(OBJECTIVE)
Drop all images and give the records again exactly.

-------- RECORD EXTRACTS --------

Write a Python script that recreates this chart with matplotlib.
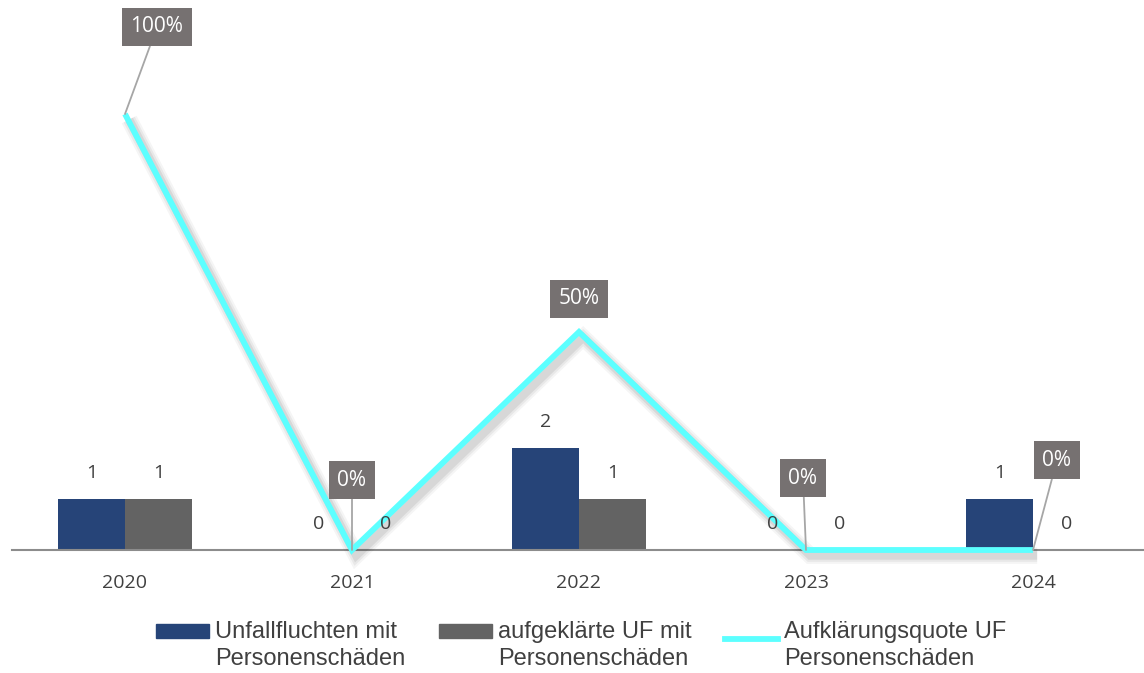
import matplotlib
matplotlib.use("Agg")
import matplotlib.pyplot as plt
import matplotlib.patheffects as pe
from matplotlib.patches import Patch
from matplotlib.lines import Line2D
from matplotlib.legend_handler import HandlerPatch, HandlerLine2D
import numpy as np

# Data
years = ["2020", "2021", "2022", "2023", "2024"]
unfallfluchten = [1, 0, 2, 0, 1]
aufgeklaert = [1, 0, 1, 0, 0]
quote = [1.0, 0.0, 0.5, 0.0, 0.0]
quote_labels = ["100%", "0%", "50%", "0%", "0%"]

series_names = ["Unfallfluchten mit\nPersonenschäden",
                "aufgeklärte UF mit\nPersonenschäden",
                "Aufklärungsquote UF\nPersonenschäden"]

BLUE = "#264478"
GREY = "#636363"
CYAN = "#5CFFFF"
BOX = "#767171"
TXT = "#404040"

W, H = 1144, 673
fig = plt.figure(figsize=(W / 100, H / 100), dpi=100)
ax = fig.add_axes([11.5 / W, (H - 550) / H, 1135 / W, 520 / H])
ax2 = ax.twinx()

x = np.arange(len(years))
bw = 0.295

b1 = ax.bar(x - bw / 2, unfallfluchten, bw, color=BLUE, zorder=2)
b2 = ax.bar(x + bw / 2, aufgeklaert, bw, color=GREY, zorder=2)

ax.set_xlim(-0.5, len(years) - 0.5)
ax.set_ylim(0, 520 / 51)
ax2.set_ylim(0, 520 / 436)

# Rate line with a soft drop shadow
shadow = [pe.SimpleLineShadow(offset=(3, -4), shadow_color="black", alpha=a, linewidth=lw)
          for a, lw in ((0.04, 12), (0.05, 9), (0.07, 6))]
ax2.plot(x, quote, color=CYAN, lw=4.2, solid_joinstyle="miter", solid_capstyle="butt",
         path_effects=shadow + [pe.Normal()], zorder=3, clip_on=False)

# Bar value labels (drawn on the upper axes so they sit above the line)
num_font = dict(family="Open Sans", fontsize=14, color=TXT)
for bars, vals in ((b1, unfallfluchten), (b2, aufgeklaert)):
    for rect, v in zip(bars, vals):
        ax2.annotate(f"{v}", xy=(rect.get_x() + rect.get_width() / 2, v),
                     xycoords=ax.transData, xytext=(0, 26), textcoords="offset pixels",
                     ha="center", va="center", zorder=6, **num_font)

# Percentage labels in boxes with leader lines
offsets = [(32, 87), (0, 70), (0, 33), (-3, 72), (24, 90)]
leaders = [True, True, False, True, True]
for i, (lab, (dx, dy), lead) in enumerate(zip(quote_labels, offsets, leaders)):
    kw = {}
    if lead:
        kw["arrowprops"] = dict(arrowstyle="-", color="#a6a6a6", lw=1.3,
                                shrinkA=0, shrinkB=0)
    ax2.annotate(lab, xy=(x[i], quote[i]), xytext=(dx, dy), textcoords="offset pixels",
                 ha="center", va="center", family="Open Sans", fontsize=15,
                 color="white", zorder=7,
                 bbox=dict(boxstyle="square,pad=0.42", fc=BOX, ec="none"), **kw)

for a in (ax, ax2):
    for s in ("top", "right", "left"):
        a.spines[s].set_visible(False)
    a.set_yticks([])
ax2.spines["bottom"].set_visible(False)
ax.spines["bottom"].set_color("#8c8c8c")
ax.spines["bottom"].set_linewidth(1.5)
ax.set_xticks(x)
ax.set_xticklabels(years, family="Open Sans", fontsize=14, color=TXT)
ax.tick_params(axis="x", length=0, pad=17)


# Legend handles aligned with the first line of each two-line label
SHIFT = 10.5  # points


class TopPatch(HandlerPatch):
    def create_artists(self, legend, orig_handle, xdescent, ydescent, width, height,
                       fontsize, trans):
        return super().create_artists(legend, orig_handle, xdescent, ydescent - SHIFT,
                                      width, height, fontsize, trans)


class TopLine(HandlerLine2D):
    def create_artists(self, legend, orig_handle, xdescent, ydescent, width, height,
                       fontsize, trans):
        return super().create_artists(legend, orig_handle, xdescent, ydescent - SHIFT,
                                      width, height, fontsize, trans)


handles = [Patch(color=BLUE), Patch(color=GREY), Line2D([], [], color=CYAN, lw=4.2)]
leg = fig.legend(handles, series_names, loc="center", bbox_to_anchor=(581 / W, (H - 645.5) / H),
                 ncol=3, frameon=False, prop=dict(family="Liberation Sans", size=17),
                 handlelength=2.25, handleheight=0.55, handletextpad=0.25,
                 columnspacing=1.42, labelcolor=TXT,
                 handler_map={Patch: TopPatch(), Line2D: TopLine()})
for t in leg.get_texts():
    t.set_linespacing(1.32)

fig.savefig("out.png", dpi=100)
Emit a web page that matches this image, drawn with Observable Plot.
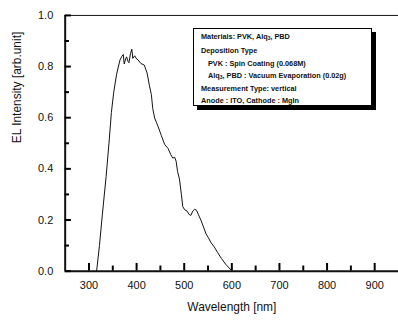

--------

(FULL OUTPUT)
Write a Python script that recreates this chart with matplotlib.
import matplotlib
matplotlib.use("Agg")
import matplotlib.pyplot as plt
import matplotlib.patheffects as pe
from matplotlib.patches import Patch
from matplotlib.lines import Line2D
from matplotlib.legend_handler import HandlerPatch, HandlerLine2D
import numpy as np

# Data
years = ["2020", "2021", "2022", "2023", "2024"]
unfallfluchten = [1, 0, 2, 0, 1]
aufgeklaert = [1, 0, 1, 0, 0]
quote = [1.0, 0.0, 0.5, 0.0, 0.0]
quote_labels = ["100%", "0%", "50%", "0%", "0%"]

series_names = ["Unfallfluchten mit\nPersonenschäden",
                "aufgeklärte UF mit\nPersonenschäden",
                "Aufklärungsquote UF\nPersonenschäden"]

BLUE = "#264478"
GREY = "#636363"
CYAN = "#5CFFFF"
BOX = "#767171"
TXT = "#404040"

W, H = 1144, 673
fig = plt.figure(figsize=(W / 100, H / 100), dpi=100)
ax = fig.add_axes([11.5 / W, (H - 550) / H, 1135 / W, 520 / H])
ax2 = ax.twinx()

x = np.arange(len(years))
bw = 0.295

b1 = ax.bar(x - bw / 2, unfallfluchten, bw, color=BLUE, zorder=2)
b2 = ax.bar(x + bw / 2, aufgeklaert, bw, color=GREY, zorder=2)

ax.set_xlim(-0.5, len(years) - 0.5)
ax.set_ylim(0, 520 / 51)
ax2.set_ylim(0, 520 / 436)

# Rate line with a soft drop shadow
shadow = [pe.SimpleLineShadow(offset=(3, -4), shadow_color="black", alpha=a, linewidth=lw)
          for a, lw in ((0.04, 12), (0.05, 9), (0.07, 6))]
ax2.plot(x, quote, color=CYAN, lw=4.2, solid_joinstyle="miter", solid_capstyle="butt",
         path_effects=shadow + [pe.Normal()], zorder=3, clip_on=False)

# Bar value labels (drawn on the upper axes so they sit above the line)
num_font = dict(family="Open Sans", fontsize=14, color=TXT)
for bars, vals in ((b1, unfallfluchten), (b2, aufgeklaert)):
    for rect, v in zip(bars, vals):
        ax2.annotate(f"{v}", xy=(rect.get_x() + rect.get_width() / 2, v),
                     xycoords=ax.transData, xytext=(0, 26), textcoords="offset pixels",
                     ha="center", va="center", zorder=6, **num_font)

# Percentage labels in boxes with leader lines
offsets = [(32, 87), (0, 70), (0, 33), (-3, 72), (24, 90)]
leaders = [True, True, False, True, True]
for i, (lab, (dx, dy), lead) in enumerate(zip(quote_labels, offsets, leaders)):
    kw = {}
    if lead:
        kw["arrowprops"] = dict(arrowstyle="-", color="#a6a6a6", lw=1.3,
                                shrinkA=0, shrinkB=0)
    ax2.annotate(lab, xy=(x[i], quote[i]), xytext=(dx, dy), textcoords="offset pixels",
                 ha="center", va="center", family="Open Sans", fontsize=15,
                 color="white", zorder=7,
                 bbox=dict(boxstyle="square,pad=0.42", fc=BOX, ec="none"), **kw)

for a in (ax, ax2):
    for s in ("top", "right", "left"):
        a.spines[s].set_visible(False)
    a.set_yticks([])
ax2.spines["bottom"].set_visible(False)
ax.spines["bottom"].set_color("#8c8c8c")
ax.spines["bottom"].set_linewidth(1.5)
ax.set_xticks(x)
ax.set_xticklabels(years, family="Open Sans", fontsize=14, color=TXT)
ax.tick_params(axis="x", length=0, pad=17)


# Legend handles aligned with the first line of each two-line label
SHIFT = 10.5  # points


class TopPatch(HandlerPatch):
    def create_artists(self, legend, orig_handle, xdescent, ydescent, width, height,
                       fontsize, trans):
        return super().create_artists(legend, orig_handle, xdescent, ydescent - SHIFT,
                                      width, height, fontsize, trans)


class TopLine(HandlerLine2D):
    def create_artists(self, legend, orig_handle, xdescent, ydescent, width, height,
                       fontsize, trans):
        return super().create_artists(legend, orig_handle, xdescent, ydescent - SHIFT,
                                      width, height, fontsize, trans)


handles = [Patch(color=BLUE), Patch(color=GREY), Line2D([], [], color=CYAN, lw=4.2)]
leg = fig.legend(handles, series_names, loc="center", bbox_to_anchor=(581 / W, (H - 645.5) / H),
                 ncol=3, frameon=False, prop=dict(family="Liberation Sans", size=17),
                 handlelength=2.25, handleheight=0.55, handletextpad=0.25,
                 columnspacing=1.42, labelcolor=TXT,
                 handler_map={Patch: TopPatch(), Line2D: TopLine()})
for t in leg.get_texts():
    t.set_linespacing(1.32)

fig.savefig("out.png", dpi=100)
Emit a web page that matches this image, drawn with Observable Plot.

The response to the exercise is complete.